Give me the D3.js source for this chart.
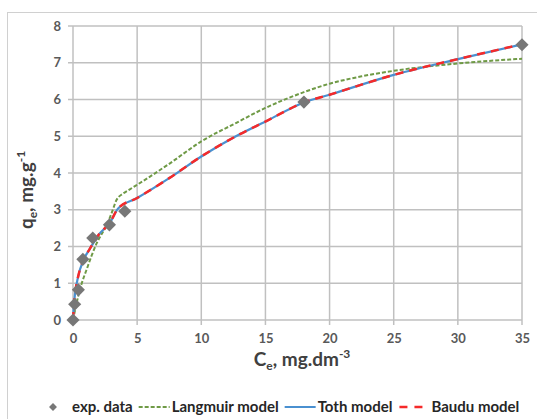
<!DOCTYPE html>
<html><head><meta charset="utf-8">
<script src="https://cdn.jsdelivr.net/npm/d3@7"></script>
<style>
body{margin:0;background:#fff;}
svg{display:block;}
</style></head>
<body>
<script>
// ---- data ----
const expX = [0, 0.13, 0.42, 0.77, 1.54, 2.84, 4.04, 18, 35];
const expY = [0, 0.43, 0.82, 1.65, 2.23, 2.59, 2.96, 5.93, 7.49];

const langX = [0, 0.2, 0.4, 0.7, 1.05, 1.45, 1.85, 2.25, 2.6, 3.0, 3.4, 3.9, 4.4, 5.0, 5.9, 7.5, 10, 12.7, 15, 18, 20, 22.5, 25, 30, 35];
const langY = [0, 0.33, 0.64, 1.02, 1.36, 1.75, 2.09, 2.35, 2.56, 2.9, 3.27, 3.44, 3.55, 3.68, 3.88, 4.25, 4.86, 5.36, 5.77, 6.2, 6.43, 6.63, 6.78, 6.98, 7.11];

const tothX = [0, 0.08, 0.16, 0.4, 0.8, 1.3, 2.0, 2.9, 3.5, 5, 7.5, 10, 12.7, 15, 18, 20, 25, 30, 35];
const tothY = [0, 0.45, 0.72, 1.18, 1.62, 1.93, 2.32, 2.66, 3.03, 3.32, 3.86, 4.45, 5.0, 5.4, 5.92, 6.13, 6.67, 7.1, 7.5];

const bauduX = [0, 0.08, 0.16, 0.4, 0.8, 1.3, 2.0, 2.9, 3.5, 5, 7.5, 10, 12.7, 15, 18, 20, 25, 30, 35];
const bauduY = [0, 0.45, 0.72, 1.18, 1.62, 1.93, 2.32, 2.66, 3.03, 3.32, 3.86, 4.45, 5.0, 5.4, 5.92, 6.13, 6.67, 7.1, 7.5];

const xTicks = [0, 5, 10, 15, 20, 25, 30, 35];
const yTicks = [0, 1, 2, 3, 4, 5, 6, 7, 8];

const legendLabels = ["exp. data", "Langmuir model", "Toth model", "Baudu model"];

// ---- drawing ----
const W = 537, H = 419;
const svg = d3.select("body").append("svg").attr("width", W).attr("height", H);
svg.append("rect").attr("x", 7.5).attr("y", 12.5).attr("width", 540).attr("height", 420)
  .attr("fill", "#fff").attr("stroke", "#d0d0d0").attr("stroke-width", 1);

const x = d3.scaleLinear().domain([0, 35]).range([73, 522]);
const y = d3.scaleLinear().domain([0, 8]).range([320, 26]);

const font = "Lato, 'Open Sans', sans-serif";
const gridColor = "#c0c0c0";

// grid
const g = svg.append("g");
g.selectAll(".vg").data(xTicks).join("line")
  .attr("x1", d => x(d)).attr("x2", d => x(d)).attr("y1", y(8)).attr("y2", y(0) + 5)
  .attr("stroke", gridColor).attr("stroke-width", 1.5);
g.selectAll(".hg").data(yTicks).join("line")
  .attr("x1", x(0) - 5).attr("x2", x(35)).attr("y1", d => y(d)).attr("y2", d => y(d))
  .attr("stroke", gridColor).attr("stroke-width", 1.5);

// axes labels via d3 axes
const xAxis = svg.append("g").attr("transform", `translate(0,${y(0)})`)
  .call(d3.axisBottom(x).tickValues(xTicks).tickSize(0).tickPadding(14));
const yAxis = svg.append("g").attr("transform", `translate(${x(0)},0)`)
  .call(d3.axisLeft(y).tickValues(yTicks).tickSize(0).tickPadding(12));
[xAxis, yAxis].forEach(a => {
  a.select(".domain").remove();
  a.selectAll("text").attr("font-family", font).attr("font-size", 13)
    .attr("font-weight", "bold").attr("fill", "#595959");
});

// axis titles
const xt = svg.append("text").attr("x", 302).attr("y", 366).attr("text-anchor", "middle")
  .attr("font-family", font).attr("font-size", 19).attr("font-weight", "bold").attr("fill", "#404040");
xt.append("tspan").text("C");
xt.append("tspan").text("e").attr("font-size", 12).attr("dy", 4);
xt.append("tspan").text(", mg.dm").attr("dy", -4);
xt.append("tspan").text("-3").attr("font-size", 12).attr("dy", -8);

const yt = svg.append("text").attr("transform", "translate(33,190) rotate(-90)").attr("text-anchor", "middle")
  .attr("font-family", font).attr("font-size", 19).attr("font-weight", "bold").attr("fill", "#404040");
yt.append("tspan").text("q");
yt.append("tspan").text("e").attr("font-size", 12).attr("dy", 4);
yt.append("tspan").text(", mg.g").attr("dy", -4);
yt.append("tspan").text("-1").attr("font-size", 12).attr("dy", -8);

// lines
const mk = (xs, ys) => xs.map((v, i) => [v, ys[i]]);
const line = d3.line().x(d => x(d[0])).y(d => y(d[1])).curve(d3.curveMonotoneX);

svg.append("path").datum(mk(langX, langY)).attr("d", line)
  .attr("fill", "none").attr("stroke", "#6f9a46").attr("stroke-width", 2).attr("stroke-dasharray", "4,2");
svg.append("path").datum(mk(tothX, tothY)).attr("d", line)
  .attr("fill", "none").attr("stroke", "#4a90d0").attr("stroke-width", 2.2);
svg.append("path").datum(mk(bauduX, bauduY)).attr("d", line)
  .attr("fill", "none").attr("stroke", "#f52a2a").attr("stroke-width", 2.5).attr("stroke-dasharray", "8,6");

// points
const sym = d3.symbol().type(d3.symbolDiamond2).size(110);
svg.selectAll(".pt").data(mk(expX, expY)).join("path")
  .attr("d", sym).attr("transform", d => `translate(${x(d[0])},${y(d[1])})`)
  .attr("fill", "#777777");

// legend
const ly = 407;
const lg = svg.append("g").attr("font-family", font).attr("font-size", 15).attr("font-weight", "bold").attr("fill", "#262626");
let cx = 46;
legendLabels.forEach((lab, i) => {
  let textX;
  if (i === 0) {
    lg.append("path").attr("d", d3.symbol().type(d3.symbolDiamond2).size(40)())
      .attr("transform", `translate(${cx + 7},${ly})`).attr("fill", "#777777");
    textX = cx + 26;
  } else {
    const l = lg.append("line").attr("x1", cx).attr("x2", cx + 31).attr("y1", ly).attr("y2", ly);
    if (i === 1) l.attr("stroke", "#6f9a46").attr("stroke-width", 2).attr("stroke-dasharray", "4,2");
    if (i === 2) l.attr("stroke", "#4a90d0").attr("stroke-width", 2);
    if (i === 3) l.attr("stroke", "#f52a2a").attr("stroke-width", 2.5).attr("stroke-dasharray", "8,7").attr("x1", cx + 1).attr("x2", cx + 29);
    textX = cx + 33;
  }
  const t = lg.append("text").attr("x", textX).attr("y", ly).attr("dy", "0.35em").text(lab);
  cx = textX + t.node().getComputedTextLength() + 6;
});
</script>
</body></html>
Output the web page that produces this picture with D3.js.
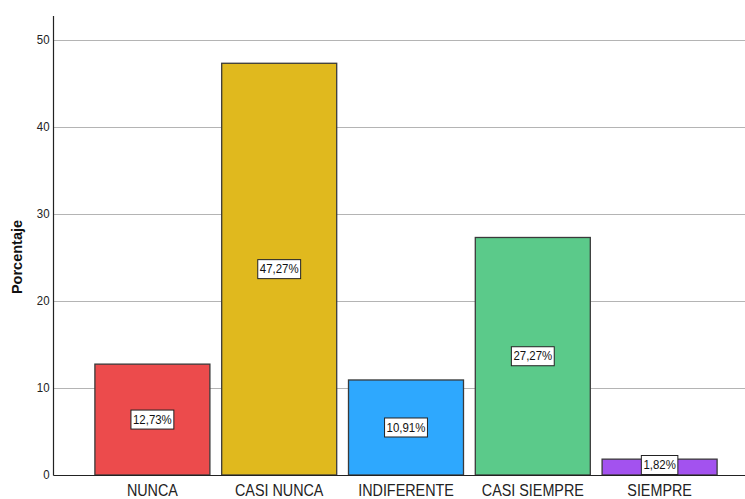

- - - - -

Repeat only the lines from the beginning of the material through the line containing "6.78, 6.98, 7.11];", both ends kept, leaving pictures out.

Solution to the exercise >>
Give me the D3.js source for this chart.
<!DOCTYPE html>
<html><head><meta charset="utf-8">
<script src="https://cdn.jsdelivr.net/npm/d3@7"></script>
<style>
body{margin:0;background:#fff;}
svg{display:block;}
</style></head>
<body>
<script>
// ---- data ----
const expX = [0, 0.13, 0.42, 0.77, 1.54, 2.84, 4.04, 18, 35];
const expY = [0, 0.43, 0.82, 1.65, 2.23, 2.59, 2.96, 5.93, 7.49];

const langX = [0, 0.2, 0.4, 0.7, 1.05, 1.45, 1.85, 2.25, 2.6, 3.0, 3.4, 3.9, 4.4, 5.0, 5.9, 7.5, 10, 12.7, 15, 18, 20, 22.5, 25, 30, 35];
const langY = [0, 0.33, 0.64, 1.02, 1.36, 1.75, 2.09, 2.35, 2.56, 2.9, 3.27, 3.44, 3.55, 3.68, 3.88, 4.25, 4.86, 5.36, 5.77, 6.2, 6.43, 6.63, 6.78, 6.98, 7.11];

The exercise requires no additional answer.